**DATA SHOWN**:
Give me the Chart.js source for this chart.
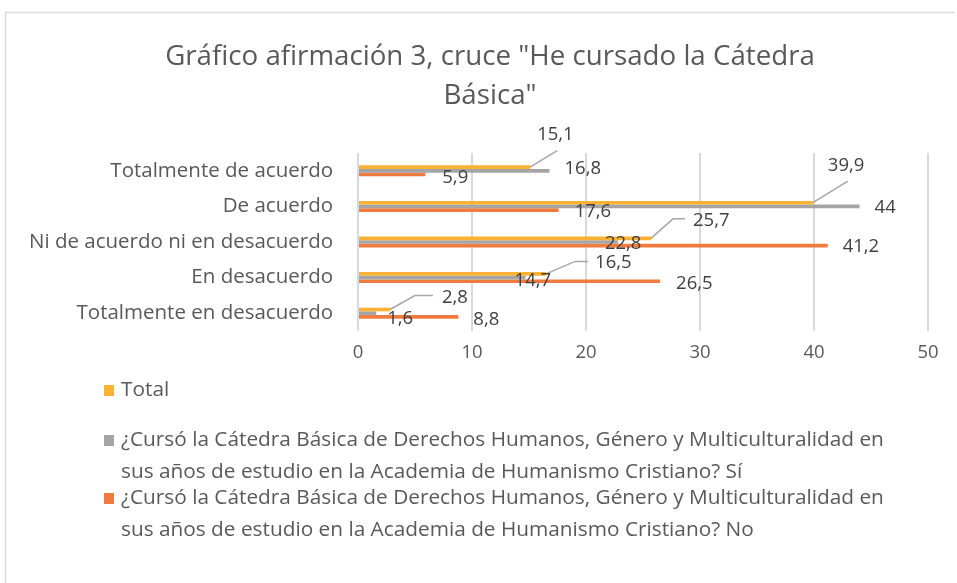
<!DOCTYPE html>
<html>
<head>
<meta charset="utf-8">
<script src="https://cdn.jsdelivr.net/npm/chart.js@4.4.1/dist/chart.umd.min.js"></script>
<style>
  html, body { margin: 0; padding: 0; background: #fff; }
</style>
</head>
<body>
<canvas id="chart" width="957" height="583"></canvas>
<script>
const categories = [
  'Totalmente de acuerdo',
  'De acuerdo',
  'Ni de acuerdo ni en desacuerdo',
  'En desacuerdo',
  'Totalmente en desacuerdo',
];
const totalValues = [15.1, 39.9, 25.7, 16.5, 2.8];
const siValues = [16.8, 44, 22.8, 14.7, 1.6];
const noValues = [5.9, 17.6, 41.2, 26.5, 8.8];
const xTicks = [0, 10, 20, 30, 40, 50];

const titleLines = ['Gráfico afirmación 3, cruce "He cursado la Cátedra', 'Básica"'];
const totalName = ['Total'];
const siName = [
  '¿Cursó la Cátedra Básica de Derechos Humanos, Género y Multiculturalidad en',
  'sus años de estudio en la Academia de Humanismo Cristiano? Sí',
];
const noName = [
  '¿Cursó la Cátedra Básica de Derechos Humanos, Género y Multiculturalidad en',
  'sus años de estudio en la Academia de Humanismo Cristiano? No',
];

const FONT = '"Open Sans", Lato, sans-serif';
const fmt = (v) => String(v).replace('.', ',');

// where Excel put each data label, relative to the end of its bar
const labelSpots = [
  // Total: callouts with leader lines
  [
    { dx: 7, dy: -32.5, lead: [[27, -16.5]] },
    { dx: 15, dy: -36.5, lead: [[35, -21.5]] },
    { dx: 42, dy: -17.5, lead: [[22, -19.5], [34, -19.5]] },
    { dx: 49, dy: -11.5, lead: [[29, -12.5], [42, -12.5]] },
    { dx: 52, dy: -12, lead: [[25, -14], [43, -14]] },
  ],
  // Sí
  [
    { dx: 15, dy: -2 },
    { dx: 15, dy: 1.5 },
    { dx: -13, dy: 1.5 },
    { dx: -11, dy: 3.5 },
    { dx: 11, dy: 5.5 },
  ],
  // No
  [
    { dx: 17, dy: 3 },
    { dx: 16, dy: 2 },
    { dx: 15, dy: 1 },
    { dx: 16, dy: 2.5 },
    { dx: 15, dy: 2.5 },
  ],
];

const legendRows = [
  { lines: totalName, y: 390 },
  { lines: siName, y: 440 },
  { lines: noName, y: 498 },
];

const decor = {
  id: 'decor',
  afterDraw(chart) {
    const ctx = chart.ctx;
    ctx.save();

    // frame
    ctx.strokeStyle = '#d9d9d9';
    ctx.lineWidth = 1.5;
    ctx.beginPath();
    ctx.moveTo(5.5, 590);
    ctx.lineTo(5.5, 12.5);
    ctx.lineTo(955, 12.5);
    ctx.stroke();

    // title
    ctx.fillStyle = '#595959';
    ctx.font = '27.7px ' + FONT;
    ctx.textAlign = 'center';
    ctx.textBaseline = 'middle';
    ctx.fillText(titleLines[0], 490, 57);
    ctx.fillText(titleLines[1], 490, 96);

    // data labels
    ctx.font = '18.5px ' + FONT;
    ctx.textAlign = 'left';
    chart.data.datasets.forEach((ds, di) => {
      const meta = chart.getDatasetMeta(di);
      meta.data.forEach((bar, i) => {
        const spot = labelSpots[di][i];
        const x0 = bar.x, y0 = bar.y;
        if (spot.lead) {
          ctx.strokeStyle = '#a6a6a6';
          ctx.lineWidth = 1.5;
          ctx.beginPath();
          ctx.moveTo(x0, y0);
          spot.lead.forEach(([lx, ly]) => ctx.lineTo(x0 + lx, y0 + ly));
          ctx.stroke();
        }
        ctx.fillStyle = '#404040';
        ctx.fillText(fmt(ds.data[i]), x0 + spot.dx, y0 + spot.dy);
      });
    });

    // legend
    ctx.font = '20.8px ' + FONT;
    legendRows.forEach((row, di) => {
      ctx.fillStyle = chart.data.datasets[di].backgroundColor;
      ctx.fillRect(104, row.y - 5, 10, 11);
      ctx.fillStyle = '#595959';
      row.lines.forEach((line, k) => {
        ctx.fillText(line, 121, row.y + k * 32);
      });
    });

    ctx.restore();
  },
};

const ctx = document.getElementById('chart').getContext('2d');
new Chart(ctx, {
  type: 'bar',
  data: {
    labels: categories,
    datasets: [
      { label: totalName.join(' '), data: totalValues, backgroundColor: '#F9B233' },
      { label: siName.join(' '), data: siValues, backgroundColor: '#A5A5A5' },
      { label: noName.join(' '), data: noValues, backgroundColor: '#F07B3F' },
    ],
  },
  options: {
    indexAxis: 'y',
    responsive: false,
    animation: false,
    datasets: { bar: { categoryPercentage: 0.31, barPercentage: 1 } },
    layout: { padding: { top: 153, right: 29, bottom: 0, left: 0 } },
    plugins: {
      legend: { display: false },
      title: { display: false },
      tooltip: { enabled: false },
    },
    scales: {
      x: {
        min: 0,
        max: 50,
        afterBuildTicks: (scale) => {
          scale.ticks = xTicks.map((v) => ({ value: v }));
        },
        grid: { color: '#d9d9d9', lineWidth: 2, drawTicks: false },
        border: { display: false },
        ticks: { color: '#595959', font: { family: FONT, size: 18.5 }, padding: 11 },
        afterFit: (scale) => { scale.height = 252; },
      },
      y: {
        grid: { display: false },
        border: { display: false },
        ticks: { color: '#595959', font: { family: FONT, size: 20.5 }, padding: 17 },
        afterFit: (scale) => { scale.width = 358; },
      },
    },
  },
  plugins: [decor],
});
</script>
</body>
</html>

**WHAT IS ASKED**:
Word for word, quote the full listing, omitting every picture.

**ANSWER TO THE EXERCISE**:
Give me the Chart.js source for this chart.
<!DOCTYPE html>
<html>
<head>
<meta charset="utf-8">
<script src="https://cdn.jsdelivr.net/npm/chart.js@4.4.1/dist/chart.umd.min.js"></script>
<style>
  html, body { margin: 0; padding: 0; background: #fff; }
</style>
</head>
<body>
<canvas id="chart" width="957" height="583"></canvas>
<script>
const categories = [
  'Totalmente de acuerdo',
  'De acuerdo',
  'Ni de acuerdo ni en desacuerdo',
  'En desacuerdo',
  'Totalmente en desacuerdo',
];
const totalValues = [15.1, 39.9, 25.7, 16.5, 2.8];
const siValues = [16.8, 44, 22.8, 14.7, 1.6];
const noValues = [5.9, 17.6, 41.2, 26.5, 8.8];
const xTicks = [0, 10, 20, 30, 40, 50];

const titleLines = ['Gráfico afirmación 3, cruce "He cursado la Cátedra', 'Básica"'];
const totalName = ['Total'];
const siName = [
  '¿Cursó la Cátedra Básica de Derechos Humanos, Género y Multiculturalidad en',
  'sus años de estudio en la Academia de Humanismo Cristiano? Sí',
];
const noName = [
  '¿Cursó la Cátedra Básica de Derechos Humanos, Género y Multiculturalidad en',
  'sus años de estudio en la Academia de Humanismo Cristiano? No',
];

const FONT = '"Open Sans", Lato, sans-serif';
const fmt = (v) => String(v).replace('.', ',');

// where Excel put each data label, relative to the end of its bar
const labelSpots = [
  // Total: callouts with leader lines
  [
    { dx: 7, dy: -32.5, lead: [[27, -16.5]] },
    { dx: 15, dy: -36.5, lead: [[35, -21.5]] },
    { dx: 42, dy: -17.5, lead: [[22, -19.5], [34, -19.5]] },
    { dx: 49, dy: -11.5, lead: [[29, -12.5], [42, -12.5]] },
    { dx: 52, dy: -12, lead: [[25, -14], [43, -14]] },
  ],
  // Sí
  [
    { dx: 15, dy: -2 },
    { dx: 15, dy: 1.5 },
    { dx: -13, dy: 1.5 },
    { dx: -11, dy: 3.5 },
    { dx: 11, dy: 5.5 },
  ],
  // No
  [
    { dx: 17, dy: 3 },
    { dx: 16, dy: 2 },
    { dx: 15, dy: 1 },
    { dx: 16, dy: 2.5 },
    { dx: 15, dy: 2.5 },
  ],
];

const legendRows = [
  { lines: totalName, y: 390 },
  { lines: siName, y: 440 },
  { lines: noName, y: 498 },
];

const decor = {
  id: 'decor',
  afterDraw(chart) {
    const ctx = chart.ctx;
    ctx.save();

    // frame
    ctx.strokeStyle = '#d9d9d9';
    ctx.lineWidth = 1.5;
    ctx.beginPath();
    ctx.moveTo(5.5, 590);
    ctx.lineTo(5.5, 12.5);
    ctx.lineTo(955, 12.5);
    ctx.stroke();

    // title
    ctx.fillStyle = '#595959';
    ctx.font = '27.7px ' + FONT;
    ctx.textAlign = 'center';
    ctx.textBaseline = 'middle';
    ctx.fillText(titleLines[0], 490, 57);
    ctx.fillText(titleLines[1], 490, 96);

    // data labels
    ctx.font = '18.5px ' + FONT;
    ctx.textAlign = 'left';
    chart.data.datasets.forEach((ds, di) => {
      const meta = chart.getDatasetMeta(di);
      meta.data.forEach((bar, i) => {
        const spot = labelSpots[di][i];
        const x0 = bar.x, y0 = bar.y;
        if (spot.lead) {
          ctx.strokeStyle = '#a6a6a6';
          ctx.lineWidth = 1.5;
          ctx.beginPath();
          ctx.moveTo(x0, y0);
          spot.lead.forEach(([lx, ly]) => ctx.lineTo(x0 + lx, y0 + ly));
          ctx.stroke();
        }
        ctx.fillStyle = '#404040';
        ctx.fillText(fmt(ds.data[i]), x0 + spot.dx, y0 + spot.dy);
      });
    });

    // legend
    ctx.font = '20.8px ' + FONT;
    legendRows.forEach((row, di) => {
      ctx.fillStyle = chart.data.datasets[di].backgroundColor;
      ctx.fillRect(104, row.y - 5, 10, 11);
      ctx.fillStyle = '#595959';
      row.lines.forEach((line, k) => {
        ctx.fillText(line, 121, row.y + k * 32);
      });
    });

    ctx.restore();
  },
};

const ctx = document.getElementById('chart').getContext('2d');
new Chart(ctx, {
  type: 'bar',
  data: {
    labels: categories,
    datasets: [
      { label: totalName.join(' '), data: totalValues, backgroundColor: '#F9B233' },
      { label: siName.join(' '), data: siValues, backgroundColor: '#A5A5A5' },
      { label: noName.join(' '), data: noValues, backgroundColor: '#F07B3F' },
    ],
  },
  options: {
    indexAxis: 'y',
    responsive: false,
    animation: false,
    datasets: { bar: { categoryPercentage: 0.31, barPercentage: 1 } },
    layout: { padding: { top: 153, right: 29, bottom: 0, left: 0 } },
    plugins: {
      legend: { display: false },
      title: { display: false },
      tooltip: { enabled: false },
    },
    scales: {
      x: {
        min: 0,
        max: 50,
        afterBuildTicks: (scale) => {
          scale.ticks = xTicks.map((v) => ({ value: v }));
        },
        grid: { color: '#d9d9d9', lineWidth: 2, drawTicks: false },
        border: { display: false },
        ticks: { color: '#595959', font: { family: FONT, size: 18.5 }, padding: 11 },
        afterFit: (scale) => { scale.height = 252; },
      },
      y: {
        grid: { display: false },
        border: { display: false },
        ticks: { color: '#595959', font: { family: FONT, size: 20.5 }, padding: 17 },
        afterFit: (scale) => { scale.width = 358; },
      },
    },
  },
  plugins: [decor],
});
</script>
</body>
</html>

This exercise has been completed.